#### [Source material]
════════════════════
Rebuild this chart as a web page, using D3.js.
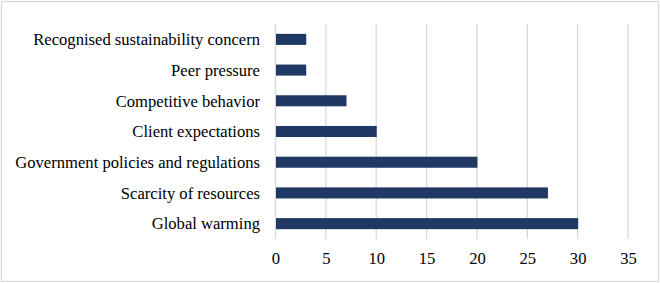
<!DOCTYPE html>
<html><head><meta charset="utf-8">
<script src="https://cdn.jsdelivr.net/npm/d3@7"></script>
<style>
html,body{margin:0;padding:0;background:#fff;}
svg text{font-family:"Liberation Serif","Times New Roman",serif;fill:#000;}
</style></head>
<body><svg id="c" width="660" height="283"></svg>
<script>
const categories = ["Recognised sustainability concern","Peer pressure","Competitive behavior","Client expectations","Government policies and regulations","Scarcity of resources","Global warming"];
const values = [3,3,7,10,20,27,30];
const xTicks = [0,5,10,15,20,25,30,35];

const svg = d3.select("#c");
svg.append("rect").attr("x",1.5).attr("y",1.5).attr("width",657).attr("height",280)
  .attr("fill","#fff").attr("stroke","#d9d9d9").attr("stroke-width",1.3);

const x = d3.scaleLinear().domain([0,35]).range([275.5,628]);
const y = d3.scaleBand().domain(categories).range([24,239]).paddingInner(0.64).paddingOuter(0.32);

// gridlines
svg.append("g").selectAll("line").data(xTicks).join("line")
  .attr("x1",d=>x(d)).attr("x2",d=>x(d)).attr("y1",24).attr("y2",239)
  .attr("stroke","#d9d9d9").attr("stroke-width",1.3);

// bars
svg.append("g").selectAll("rect").data(values).join("rect")
  .attr("x",x(0)+0.5).attr("y",(d,i)=>y(categories[i]))
  .attr("width",d=>x(d)-x(0)).attr("height",y.bandwidth())
  .attr("fill","#203864");

// y labels
svg.append("g").selectAll("text").data(categories).join("text")
  .attr("x",260).attr("y",d=>y(d)+y.bandwidth()/2).attr("dy","0.35em")
  .attr("text-anchor","end").attr("font-size",16.6).text(d=>d);

// x tick labels
const xa = d3.axisBottom(x).tickValues(xTicks).tickSize(0).tickPadding(0);
const g = svg.append("g").attr("transform","translate(0,252)").call(xa);
g.select(".domain").remove();
g.selectAll("text").attr("font-size",16.6).attr("dy","0.71em").attr("fill","#000");
g.attr("font-family",null).attr("font-size",null);
</script></body></html>
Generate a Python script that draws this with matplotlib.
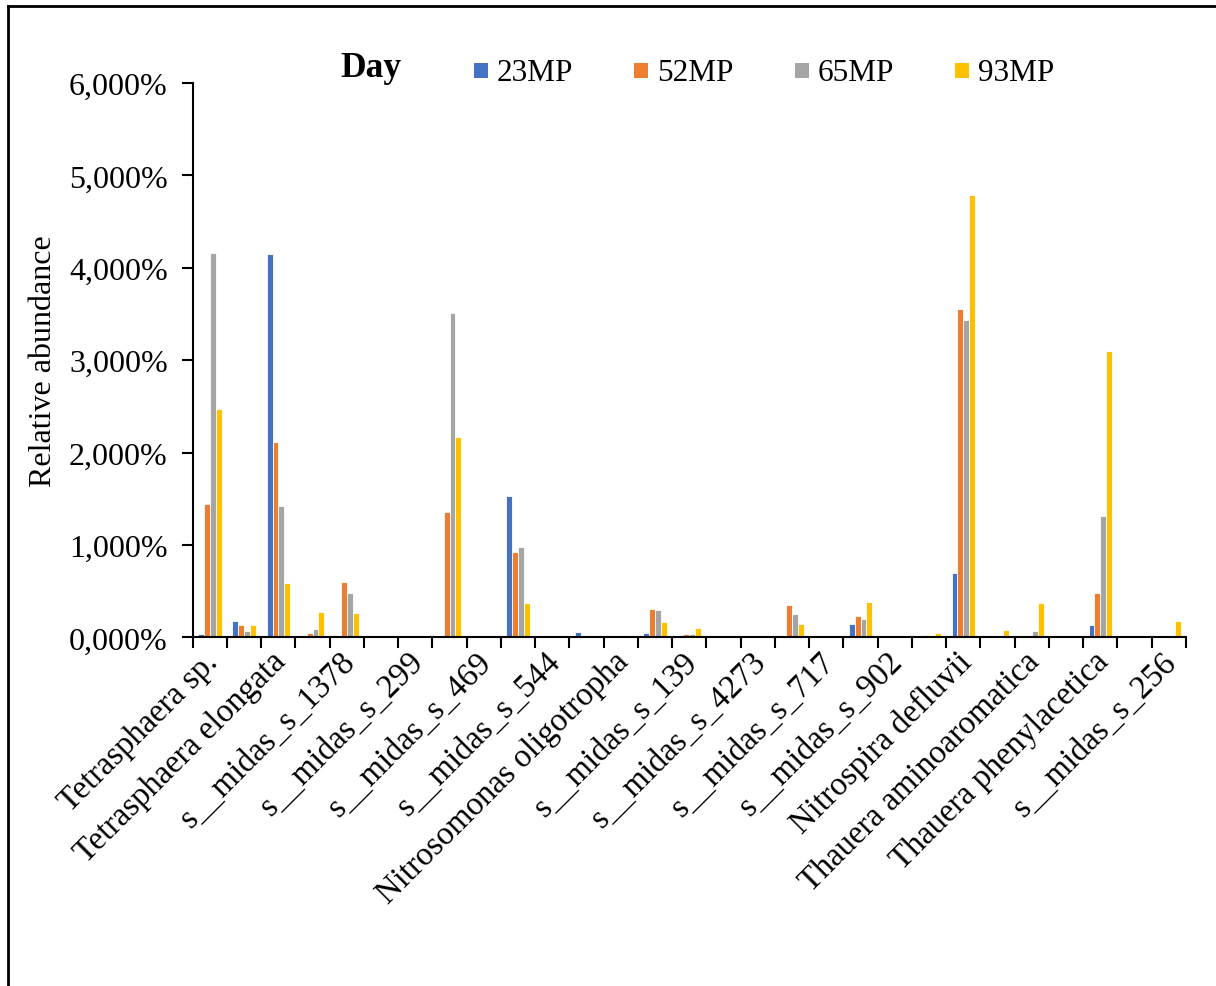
import numpy as np
import matplotlib.pyplot as plt
from matplotlib.patches import Rectangle
from matplotlib.lines import Line2D

plt.rcParams['font.family'] = ['Liberation Serif', 'DejaVu Serif']

# 29 categories, Excel shows only every other label
shown_labels = ["Tetrasphaera sp.", "Tetrasphaera elongata", "s__midas_s_1378",
                "s__midas_s_299", "s__midas_s_469", "s__midas_s_544",
                "Nitrosomonas oligotropha", "s__midas_s_139", "s__midas_s_4273",
                "s__midas_s_717", "s__midas_s_902", "Nitrospira defluvii",
                "Thauera aminoaromatica", "Thauera phenylacetica", "s__midas_s_256"]
n_cat = 29

series_names = ["23MP", "52MP", "65MP", "93MP"]
colors = ["#4472C4", "#ED7D31", "#A5A5A5", "#FFC000"]

# values in %
v23 = [0.04, 0.18, 4.147, 0.015, 0.015, 0, 0, 0, 0, 1.53,
       0, 0.06, 0, 0.05, 0.027, 0, 0, 0.02, 0, 0.146,
       0, 0, 0.695, 0.003, 0, 0, 0.14, 0, 0]
v52 = [1.445, 0.14, 2.11, 0.05, 0.60, 0, 0, 1.36, 0, 0.92,
       0.004, 0.02, 0.005, 0.31, 0.038, 0, 0, 0.355, 0, 0.233,
       0, 0.027, 3.55, 0.003, 0.003, 0, 0.48, 0.003, 0]
v65 = [4.165, 0.075, 1.42, 0.09, 0.48, 0, 0, 3.51, 0, 0.976,
       0, 0.01, 0.027, 0.295, 0.038, 0, 0.01, 0.25, 0.003, 0.204,
       0, 0, 3.44, 0.01, 0.075, 0, 1.32, 0, 0.01]
v93 = [2.47, 0.13, 0.59, 0.28, 0.265, 0, 0, 2.17, 0, 0.377,
       0, 0.01, 0, 0.17, 0.10, 0, 0.008, 0.15, 0.008, 0.384,
       0, 0.045, 4.79, 0.085, 0.375, 0, 3.10, 0.01, 0.18]
yticks = [0, 1, 2, 3, 4, 5, 6]
ytick_labels = ["0,000%", "1,000%", "2,000%", "3,000%", "4,000%", "5,000%", "6,000%"]

W, H = 1216, 987
fig = plt.figure(figsize=(W / 100, H / 100), dpi=100)
ax = fig.add_axes([0.1585, 0.3531, 0.8168, 0.5618])

x = np.arange(n_cat)
bw = 0.171
for k, vals in enumerate([v23, v52, v65, v93]):
    ax.bar(x + (k - 1.5) * bw, vals, width=bw, color=colors[k],
           edgecolor="white", linewidth=0.6)

ax.set_xlim(-0.5, n_cat - 0.5)
ax.set_ylim(0, 6)
ax.set_yticks(yticks)
ax.set_yticklabels(ytick_labels, fontsize=23)

# tick marks between groups, labels on every other group
# (label anchors nudged a little left, like Excel's rotated labels)
ax.set_xticks(np.arange(n_cat + 1) - 0.5)
ax.set_xticklabels([])
ax.set_xticks(x[::2] - 0.22, minor=True)
ax.set_xticklabels(shown_labels, minor=True, rotation=45, ha="right", va="top",
                   rotation_mode="anchor", fontsize=23.5)
ax.tick_params(axis="x", which="major", direction="out", length=8, width=1.5)
ax.tick_params(axis="x", which="minor", length=0, pad=6)
ax.tick_params(axis="y", direction="out", length=8, width=1.5, pad=10)

for s in ["top", "right"]:
    ax.spines[s].set_visible(False)
for s in ["left", "bottom"]:
    ax.spines[s].set_linewidth(1.5)

ax.set_ylabel("Relative abundance", fontsize=23)
ax.yaxis.set_label_coords(-0.1357, 0.5)

# legend row, laid out like the Excel legend
fig.text(340 / W, 1 - 77 / H, "Day", fontsize=25.5, fontweight="bold", va="baseline")
sq_left = [474, 634, 795, 955]
for name, c, xl in zip(series_names, colors, sq_left):
    fig.add_artist(Rectangle((xl / W, 1 - 79 / H), 14 / W, 15 / H, facecolor=c,
                             edgecolor="none", transform=fig.transFigure))
    fig.text((xl + 23) / W, 1 - 81 / H, name, fontsize=22.5, va="baseline")

# chart area border (left + top edges visible)
fig.add_artist(Line2D([0.0066, 0.0066], [0, 0.993], color="black", lw=2,
                      transform=fig.transFigure))
fig.add_artist(Line2D([0.0066, 1.0], [0.993, 0.993], color="black", lw=2,
                      transform=fig.transFigure))

fig.savefig("out.png", dpi=100)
════════════════════
Can you repeat every record above exactly, apart from the pictures?

Rebuild this chart as a web page, using D3.js.
<!DOCTYPE html>
<html><head><meta charset="utf-8">
<script src="https://cdn.jsdelivr.net/npm/d3@7"></script>
<style>
html,body{margin:0;padding:0;background:#fff;}
svg text{font-family:"Liberation Serif","Times New Roman",serif;fill:#000;}
</style></head>
<body><svg id="c" width="660" height="283"></svg>
<script>
const categories = ["Recognised sustainability concern","Peer pressure","Competitive behavior","Client expectations","Government policies and regulations","Scarcity of resources","Global warming"];
const values = [3,3,7,10,20,27,30];
const xTicks = [0,5,10,15,20,25,30,35];

const svg = d3.select("#c");
svg.append("rect").attr("x",1.5).attr("y",1.5).attr("width",657).attr("height",280)
  .attr("fill","#fff").attr("stroke","#d9d9d9").attr("stroke-width",1.3);

const x = d3.scaleLinear().domain([0,35]).range([275.5,628]);
const y = d3.scaleBand().domain(categories).range([24,239]).paddingInner(0.64).paddingOuter(0.32);

// gridlines
svg.append("g").selectAll("line").data(xTicks).join("line")
  .attr("x1",d=>x(d)).attr("x2",d=>x(d)).attr("y1",24).attr("y2",239)
  .attr("stroke","#d9d9d9").attr("stroke-width",1.3);

// bars
svg.append("g").selectAll("rect").data(values).join("rect")
  .attr("x",x(0)+0.5).attr("y",(d,i)=>y(categories[i]))
  .attr("width",d=>x(d)-x(0)).attr("height",y.bandwidth())
  .attr("fill","#203864");

// y labels
svg.append("g").selectAll("text").data(categories).join("text")
  .attr("x",260).attr("y",d=>y(d)+y.bandwidth()/2).attr("dy","0.35em")
  .attr("text-anchor","end").attr("font-size",16.6).text(d=>d);

// x tick labels
const xa = d3.axisBottom(x).tickValues(xTicks).tickSize(0).tickPadding(0);
const g = svg.append("g").attr("transform","translate(0,252)").call(xa);
g.select(".domain").remove();
g.selectAll("text").attr("font-size",16.6).attr("dy","0.71em").attr("fill","#000");
g.attr("font-family",null).attr("font-size",null);
</script></body></html>
Generate a Python script that draws this with matplotlib.
import numpy as np
import matplotlib.pyplot as plt
from matplotlib.patches import Rectangle
from matplotlib.lines import Line2D

plt.rcParams['font.family'] = ['Liberation Serif', 'DejaVu Serif']

# 29 categories, Excel shows only every other label
shown_labels = ["Tetrasphaera sp.", "Tetrasphaera elongata", "s__midas_s_1378",
                "s__midas_s_299", "s__midas_s_469", "s__midas_s_544",
                "Nitrosomonas oligotropha", "s__midas_s_139", "s__midas_s_4273",
                "s__midas_s_717", "s__midas_s_902", "Nitrospira defluvii",
                "Thauera aminoaromatica", "Thauera phenylacetica", "s__midas_s_256"]
n_cat = 29

series_names = ["23MP", "52MP", "65MP", "93MP"]
colors = ["#4472C4", "#ED7D31", "#A5A5A5", "#FFC000"]

# values in %
v23 = [0.04, 0.18, 4.147, 0.015, 0.015, 0, 0, 0, 0, 1.53,
       0, 0.06, 0, 0.05, 0.027, 0, 0, 0.02, 0, 0.146,
       0, 0, 0.695, 0.003, 0, 0, 0.14, 0, 0]
v52 = [1.445, 0.14, 2.11, 0.05, 0.60, 0, 0, 1.36, 0, 0.92,
       0.004, 0.02, 0.005, 0.31, 0.038, 0, 0, 0.355, 0, 0.233,
       0, 0.027, 3.55, 0.003, 0.003, 0, 0.48, 0.003, 0]
v65 = [4.165, 0.075, 1.42, 0.09, 0.48, 0, 0, 3.51, 0, 0.976,
       0, 0.01, 0.027, 0.295, 0.038, 0, 0.01, 0.25, 0.003, 0.204,
       0, 0, 3.44, 0.01, 0.075, 0, 1.32, 0, 0.01]
v93 = [2.47, 0.13, 0.59, 0.28, 0.265, 0, 0, 2.17, 0, 0.377,
       0, 0.01, 0, 0.17, 0.10, 0, 0.008, 0.15, 0.008, 0.384,
       0, 0.045, 4.79, 0.085, 0.375, 0, 3.10, 0.01, 0.18]
yticks = [0, 1, 2, 3, 4, 5, 6]
ytick_labels = ["0,000%", "1,000%", "2,000%", "3,000%", "4,000%", "5,000%", "6,000%"]

W, H = 1216, 987
fig = plt.figure(figsize=(W / 100, H / 100), dpi=100)
ax = fig.add_axes([0.1585, 0.3531, 0.8168, 0.5618])

x = np.arange(n_cat)
bw = 0.171
for k, vals in enumerate([v23, v52, v65, v93]):
    ax.bar(x + (k - 1.5) * bw, vals, width=bw, color=colors[k],
           edgecolor="white", linewidth=0.6)

ax.set_xlim(-0.5, n_cat - 0.5)
ax.set_ylim(0, 6)
ax.set_yticks(yticks)
ax.set_yticklabels(ytick_labels, fontsize=23)

# tick marks between groups, labels on every other group
# (label anchors nudged a little left, like Excel's rotated labels)
ax.set_xticks(np.arange(n_cat + 1) - 0.5)
ax.set_xticklabels([])
ax.set_xticks(x[::2] - 0.22, minor=True)
ax.set_xticklabels(shown_labels, minor=True, rotation=45, ha="right", va="top",
                   rotation_mode="anchor", fontsize=23.5)
ax.tick_params(axis="x", which="major", direction="out", length=8, width=1.5)
ax.tick_params(axis="x", which="minor", length=0, pad=6)
ax.tick_params(axis="y", direction="out", length=8, width=1.5, pad=10)

for s in ["top", "right"]:
    ax.spines[s].set_visible(False)
for s in ["left", "bottom"]:
    ax.spines[s].set_linewidth(1.5)

ax.set_ylabel("Relative abundance", fontsize=23)
ax.yaxis.set_label_coords(-0.1357, 0.5)

# legend row, laid out like the Excel legend
fig.text(340 / W, 1 - 77 / H, "Day", fontsize=25.5, fontweight="bold", va="baseline")
sq_left = [474, 634, 795, 955]
for name, c, xl in zip(series_names, colors, sq_left):
    fig.add_artist(Rectangle((xl / W, 1 - 79 / H), 14 / W, 15 / H, facecolor=c,
                             edgecolor="none", transform=fig.transFigure))
    fig.text((xl + 23) / W, 1 - 81 / H, name, fontsize=22.5, va="baseline")

# chart area border (left + top edges visible)
fig.add_artist(Line2D([0.0066, 0.0066], [0, 0.993], color="black", lw=2,
                      transform=fig.transFigure))
fig.add_artist(Line2D([0.0066, 1.0], [0.993, 0.993], color="black", lw=2,
                      transform=fig.transFigure))

fig.savefig("out.png", dpi=100)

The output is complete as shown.